* SET PROBLEM
Pull every line containing "that" out of the material below.

::::::::::

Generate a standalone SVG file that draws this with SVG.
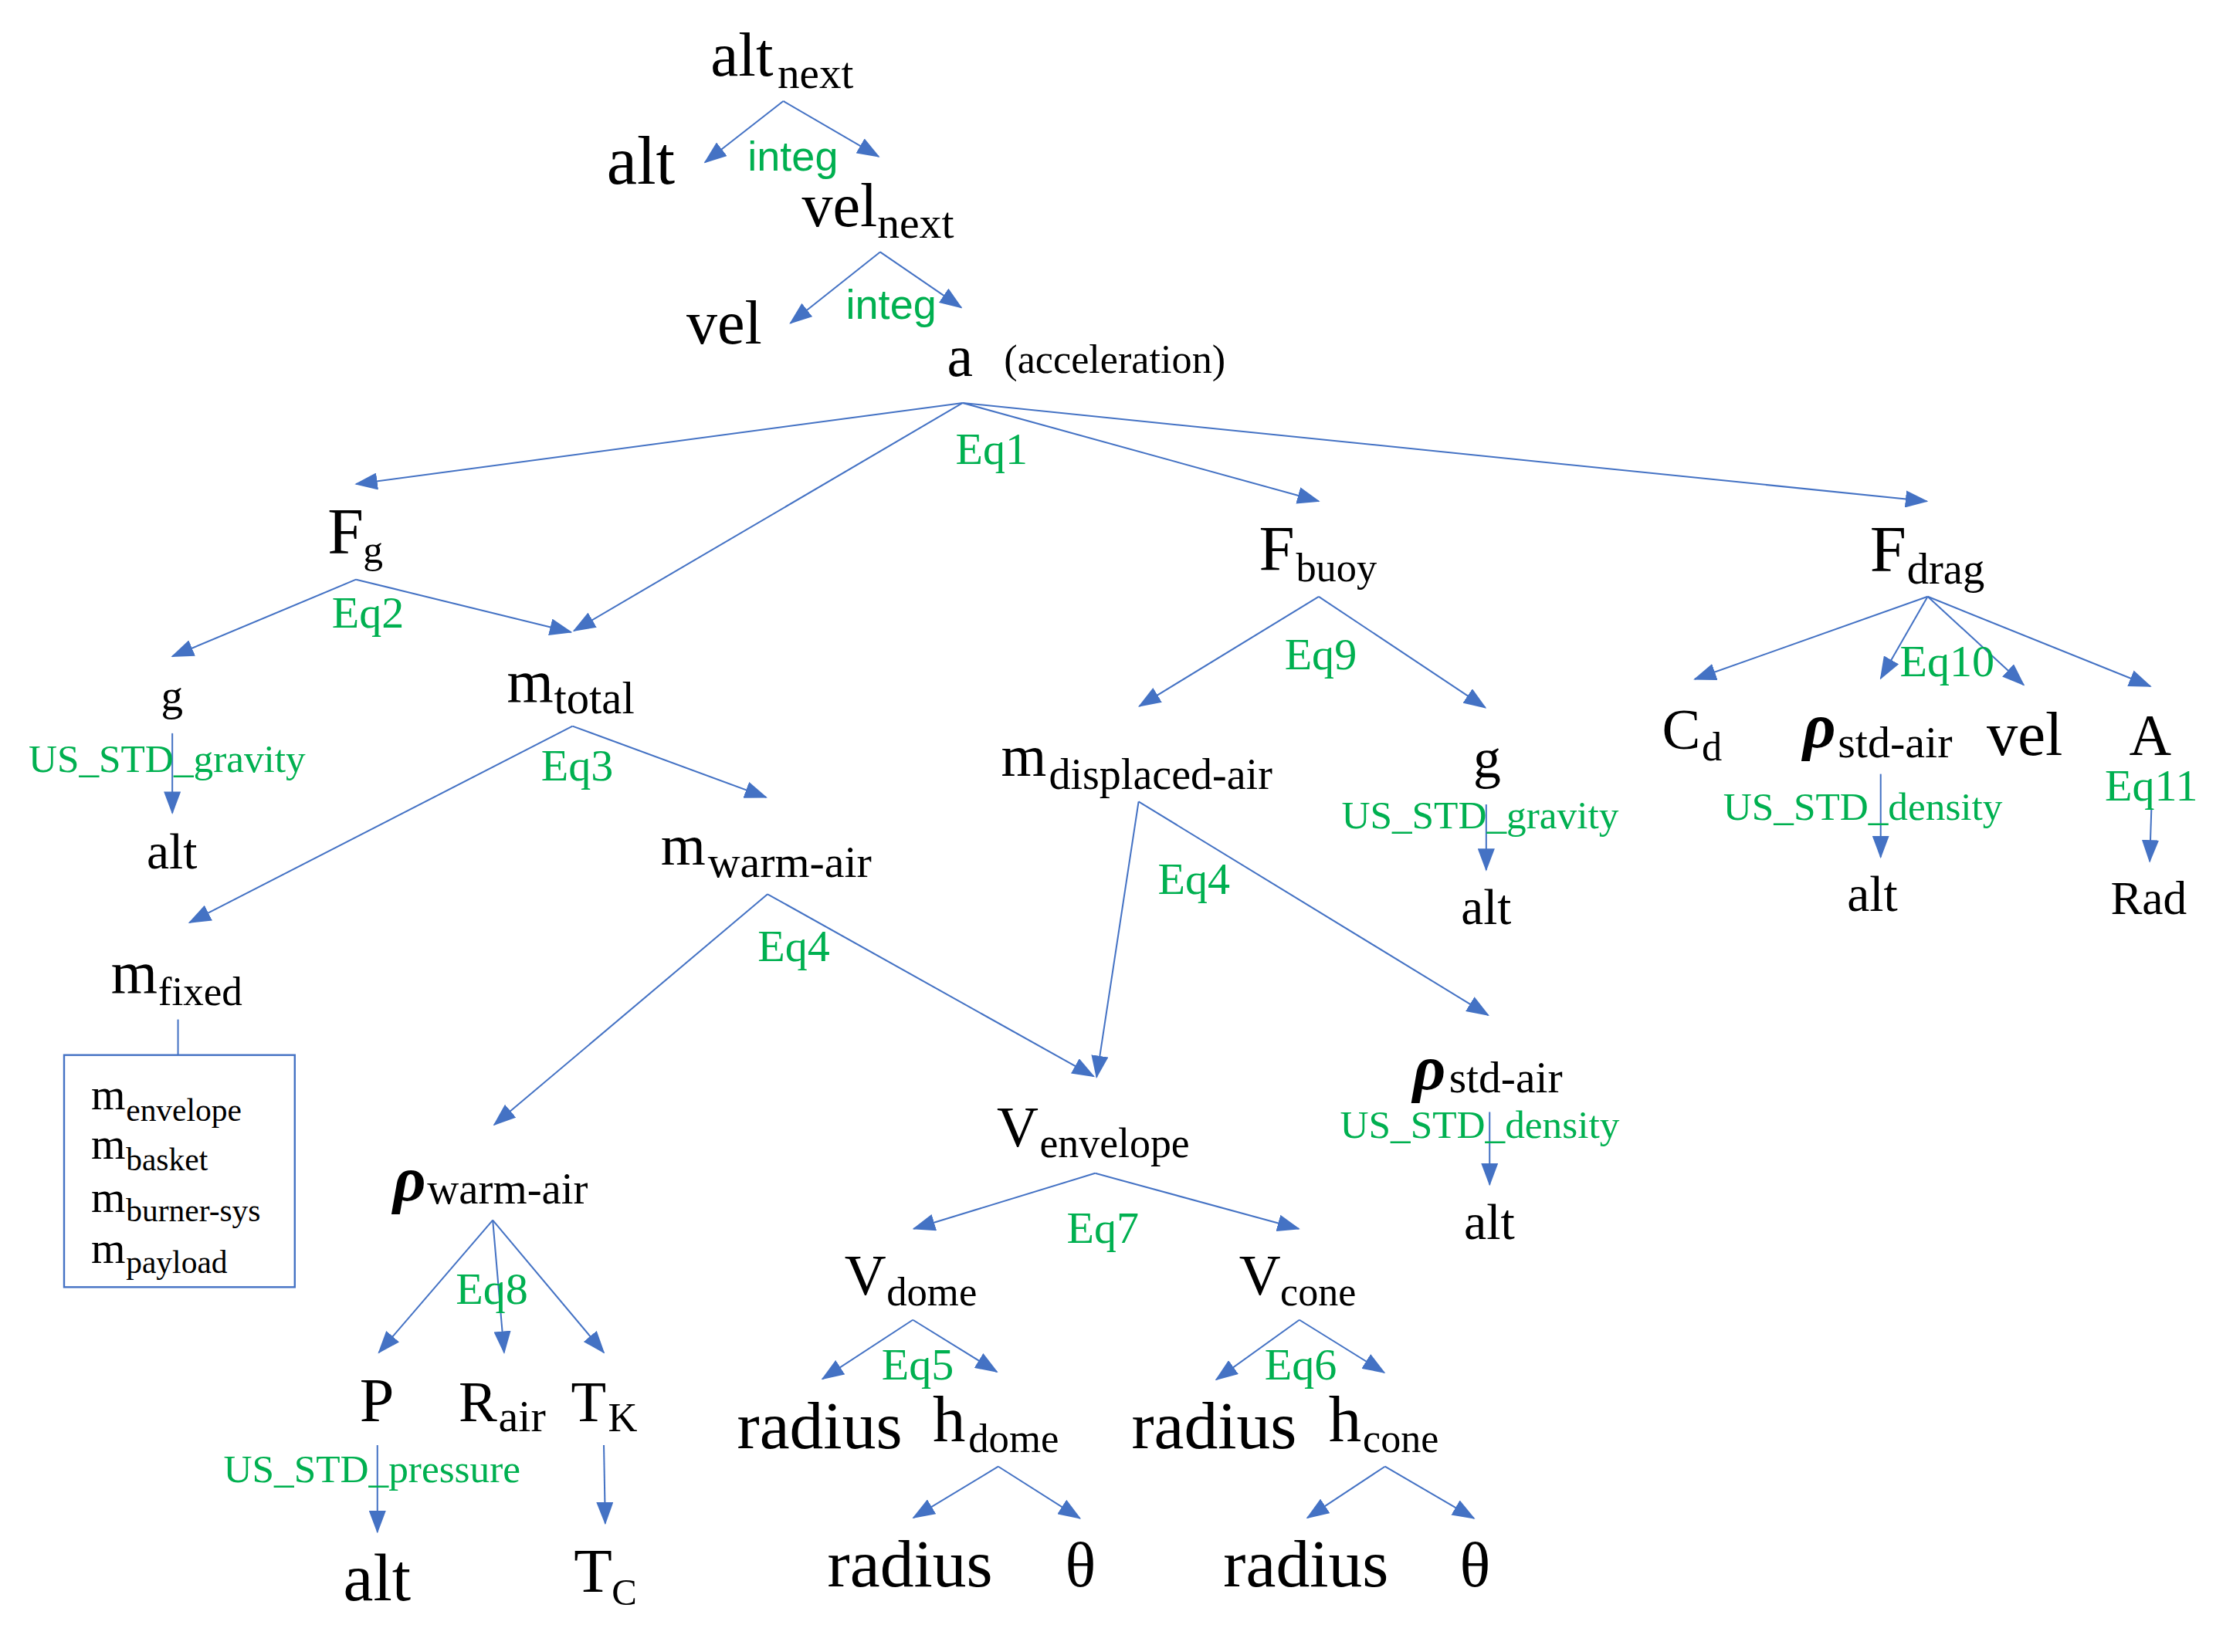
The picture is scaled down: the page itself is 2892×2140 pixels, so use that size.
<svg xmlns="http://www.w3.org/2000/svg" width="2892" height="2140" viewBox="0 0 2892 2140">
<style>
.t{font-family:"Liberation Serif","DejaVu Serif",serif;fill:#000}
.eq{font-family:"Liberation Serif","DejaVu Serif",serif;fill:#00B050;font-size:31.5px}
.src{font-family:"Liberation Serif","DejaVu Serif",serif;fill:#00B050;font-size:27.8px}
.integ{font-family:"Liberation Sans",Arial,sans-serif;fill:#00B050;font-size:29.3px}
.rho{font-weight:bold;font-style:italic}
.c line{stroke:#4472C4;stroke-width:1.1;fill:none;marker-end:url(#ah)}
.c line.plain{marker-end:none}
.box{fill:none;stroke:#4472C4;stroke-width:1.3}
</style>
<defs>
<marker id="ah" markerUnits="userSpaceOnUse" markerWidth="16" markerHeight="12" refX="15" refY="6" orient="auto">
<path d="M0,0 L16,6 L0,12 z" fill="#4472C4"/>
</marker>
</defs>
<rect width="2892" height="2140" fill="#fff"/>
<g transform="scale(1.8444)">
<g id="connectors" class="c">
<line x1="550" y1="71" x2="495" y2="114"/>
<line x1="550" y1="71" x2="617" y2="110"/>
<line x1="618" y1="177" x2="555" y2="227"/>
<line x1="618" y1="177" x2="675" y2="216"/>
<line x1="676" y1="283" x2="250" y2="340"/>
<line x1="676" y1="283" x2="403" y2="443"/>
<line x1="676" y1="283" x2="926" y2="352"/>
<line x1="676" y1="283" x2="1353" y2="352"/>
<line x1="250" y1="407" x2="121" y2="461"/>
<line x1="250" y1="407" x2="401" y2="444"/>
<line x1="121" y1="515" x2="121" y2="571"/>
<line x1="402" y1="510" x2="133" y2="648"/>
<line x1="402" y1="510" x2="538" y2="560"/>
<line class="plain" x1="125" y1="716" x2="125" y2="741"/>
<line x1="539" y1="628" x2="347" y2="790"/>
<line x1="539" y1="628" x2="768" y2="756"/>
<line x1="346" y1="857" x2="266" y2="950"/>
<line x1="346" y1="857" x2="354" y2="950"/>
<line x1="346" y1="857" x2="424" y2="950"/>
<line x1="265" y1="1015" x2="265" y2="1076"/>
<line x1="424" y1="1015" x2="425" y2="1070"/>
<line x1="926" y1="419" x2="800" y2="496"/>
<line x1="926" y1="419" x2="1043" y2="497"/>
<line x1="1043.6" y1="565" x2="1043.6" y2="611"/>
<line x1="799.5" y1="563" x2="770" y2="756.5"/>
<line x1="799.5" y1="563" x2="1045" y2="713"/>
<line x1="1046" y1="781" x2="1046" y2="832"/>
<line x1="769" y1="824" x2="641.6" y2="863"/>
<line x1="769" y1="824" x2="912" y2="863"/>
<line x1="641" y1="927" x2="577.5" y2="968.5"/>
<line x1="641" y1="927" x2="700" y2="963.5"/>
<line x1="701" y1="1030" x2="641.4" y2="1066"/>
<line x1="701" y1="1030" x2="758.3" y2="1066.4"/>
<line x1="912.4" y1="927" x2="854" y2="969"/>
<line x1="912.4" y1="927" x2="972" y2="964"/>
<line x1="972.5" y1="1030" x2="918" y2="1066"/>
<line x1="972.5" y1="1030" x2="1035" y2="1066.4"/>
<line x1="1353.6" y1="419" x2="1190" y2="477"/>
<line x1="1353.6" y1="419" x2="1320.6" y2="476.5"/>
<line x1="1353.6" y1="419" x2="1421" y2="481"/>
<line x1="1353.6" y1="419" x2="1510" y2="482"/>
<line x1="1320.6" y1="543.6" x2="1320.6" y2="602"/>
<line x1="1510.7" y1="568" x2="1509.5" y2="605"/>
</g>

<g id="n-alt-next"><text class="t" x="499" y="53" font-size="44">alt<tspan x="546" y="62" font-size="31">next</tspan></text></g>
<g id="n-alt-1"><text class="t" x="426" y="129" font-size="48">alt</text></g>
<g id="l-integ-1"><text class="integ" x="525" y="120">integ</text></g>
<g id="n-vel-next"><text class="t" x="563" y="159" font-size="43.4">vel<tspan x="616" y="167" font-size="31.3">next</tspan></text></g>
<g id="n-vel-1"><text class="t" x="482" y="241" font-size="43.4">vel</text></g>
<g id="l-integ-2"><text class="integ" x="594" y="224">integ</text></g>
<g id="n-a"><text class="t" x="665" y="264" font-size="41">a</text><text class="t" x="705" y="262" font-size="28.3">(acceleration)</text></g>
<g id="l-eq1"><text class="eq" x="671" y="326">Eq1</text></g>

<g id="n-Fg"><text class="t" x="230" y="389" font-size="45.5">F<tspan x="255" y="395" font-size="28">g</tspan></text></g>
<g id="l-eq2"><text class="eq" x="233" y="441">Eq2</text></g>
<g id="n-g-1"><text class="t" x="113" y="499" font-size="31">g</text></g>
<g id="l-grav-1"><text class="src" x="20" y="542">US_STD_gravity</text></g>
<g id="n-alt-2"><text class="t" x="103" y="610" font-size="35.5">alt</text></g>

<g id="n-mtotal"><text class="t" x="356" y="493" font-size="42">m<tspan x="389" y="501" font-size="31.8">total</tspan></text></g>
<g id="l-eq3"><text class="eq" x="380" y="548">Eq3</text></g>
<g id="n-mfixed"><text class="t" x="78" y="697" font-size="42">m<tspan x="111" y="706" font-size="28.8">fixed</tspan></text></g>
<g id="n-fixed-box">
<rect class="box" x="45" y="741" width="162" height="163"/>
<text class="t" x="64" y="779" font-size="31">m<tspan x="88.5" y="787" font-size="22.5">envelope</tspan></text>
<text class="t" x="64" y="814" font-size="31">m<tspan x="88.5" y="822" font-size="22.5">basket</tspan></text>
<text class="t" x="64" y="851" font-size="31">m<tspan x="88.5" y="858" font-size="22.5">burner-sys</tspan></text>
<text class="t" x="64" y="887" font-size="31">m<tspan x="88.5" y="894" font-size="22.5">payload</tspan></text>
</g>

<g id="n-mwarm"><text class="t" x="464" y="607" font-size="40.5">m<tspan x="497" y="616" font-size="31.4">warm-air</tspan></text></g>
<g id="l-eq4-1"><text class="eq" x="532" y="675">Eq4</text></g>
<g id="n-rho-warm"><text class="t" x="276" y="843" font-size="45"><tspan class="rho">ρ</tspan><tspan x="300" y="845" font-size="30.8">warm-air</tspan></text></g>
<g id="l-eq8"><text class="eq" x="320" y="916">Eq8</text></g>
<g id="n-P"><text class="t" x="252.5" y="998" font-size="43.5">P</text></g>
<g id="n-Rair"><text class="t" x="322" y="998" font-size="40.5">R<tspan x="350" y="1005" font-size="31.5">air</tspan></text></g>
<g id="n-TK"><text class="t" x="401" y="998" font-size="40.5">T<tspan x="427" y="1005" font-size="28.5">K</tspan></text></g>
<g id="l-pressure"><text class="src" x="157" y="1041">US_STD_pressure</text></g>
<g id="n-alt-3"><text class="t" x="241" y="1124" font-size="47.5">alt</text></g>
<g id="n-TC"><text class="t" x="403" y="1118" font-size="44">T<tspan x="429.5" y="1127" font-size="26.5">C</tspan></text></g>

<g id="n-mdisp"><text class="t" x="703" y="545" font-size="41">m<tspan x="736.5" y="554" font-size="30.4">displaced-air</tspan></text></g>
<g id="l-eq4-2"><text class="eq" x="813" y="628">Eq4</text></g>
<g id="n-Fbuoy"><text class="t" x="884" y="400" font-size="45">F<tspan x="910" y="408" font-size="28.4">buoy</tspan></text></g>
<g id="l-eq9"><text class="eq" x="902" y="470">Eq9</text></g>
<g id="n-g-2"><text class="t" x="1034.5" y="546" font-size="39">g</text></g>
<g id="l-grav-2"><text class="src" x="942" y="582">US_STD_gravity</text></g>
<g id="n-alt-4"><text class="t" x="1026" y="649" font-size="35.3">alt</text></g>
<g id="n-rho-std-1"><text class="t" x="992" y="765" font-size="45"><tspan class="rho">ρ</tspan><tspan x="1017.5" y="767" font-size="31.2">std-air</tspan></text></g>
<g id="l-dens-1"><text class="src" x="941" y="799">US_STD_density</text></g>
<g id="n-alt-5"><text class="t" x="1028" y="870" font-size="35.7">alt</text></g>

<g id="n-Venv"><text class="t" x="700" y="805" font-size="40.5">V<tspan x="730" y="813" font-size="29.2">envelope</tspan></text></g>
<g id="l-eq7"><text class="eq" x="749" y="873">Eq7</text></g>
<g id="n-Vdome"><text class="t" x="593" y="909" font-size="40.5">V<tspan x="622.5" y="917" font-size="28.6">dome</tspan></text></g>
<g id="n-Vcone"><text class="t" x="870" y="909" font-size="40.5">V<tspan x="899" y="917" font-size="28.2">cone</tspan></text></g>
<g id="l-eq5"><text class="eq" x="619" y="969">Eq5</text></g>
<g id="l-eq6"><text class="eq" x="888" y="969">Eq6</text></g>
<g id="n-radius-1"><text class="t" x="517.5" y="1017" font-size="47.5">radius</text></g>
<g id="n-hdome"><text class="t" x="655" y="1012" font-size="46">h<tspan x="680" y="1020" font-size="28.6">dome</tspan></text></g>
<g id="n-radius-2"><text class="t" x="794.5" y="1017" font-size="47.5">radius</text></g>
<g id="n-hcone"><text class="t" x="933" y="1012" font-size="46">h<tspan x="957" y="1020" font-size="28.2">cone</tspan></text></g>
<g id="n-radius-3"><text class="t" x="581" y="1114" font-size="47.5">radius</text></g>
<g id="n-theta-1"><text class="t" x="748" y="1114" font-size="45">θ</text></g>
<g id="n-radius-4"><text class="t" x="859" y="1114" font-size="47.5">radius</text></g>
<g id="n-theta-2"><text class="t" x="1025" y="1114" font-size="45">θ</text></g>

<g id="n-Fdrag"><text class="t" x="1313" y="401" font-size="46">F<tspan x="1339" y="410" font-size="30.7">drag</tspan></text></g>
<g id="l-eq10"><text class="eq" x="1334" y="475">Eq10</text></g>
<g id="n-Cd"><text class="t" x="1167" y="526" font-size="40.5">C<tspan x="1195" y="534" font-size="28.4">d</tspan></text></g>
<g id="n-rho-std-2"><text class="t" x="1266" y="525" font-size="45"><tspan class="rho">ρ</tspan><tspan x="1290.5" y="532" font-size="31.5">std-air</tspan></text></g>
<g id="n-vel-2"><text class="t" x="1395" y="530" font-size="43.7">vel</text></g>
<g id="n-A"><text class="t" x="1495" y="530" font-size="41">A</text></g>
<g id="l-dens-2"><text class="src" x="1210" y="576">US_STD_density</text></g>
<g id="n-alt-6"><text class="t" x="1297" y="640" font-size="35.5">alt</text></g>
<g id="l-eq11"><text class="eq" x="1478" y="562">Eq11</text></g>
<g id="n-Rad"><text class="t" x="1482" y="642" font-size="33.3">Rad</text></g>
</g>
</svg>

::::::::::

* TASK ANSWER
Generate a standalone SVG file that draws this with SVG.
The picture is scaled down: the page itself is 2892×2140 pixels, so use that size.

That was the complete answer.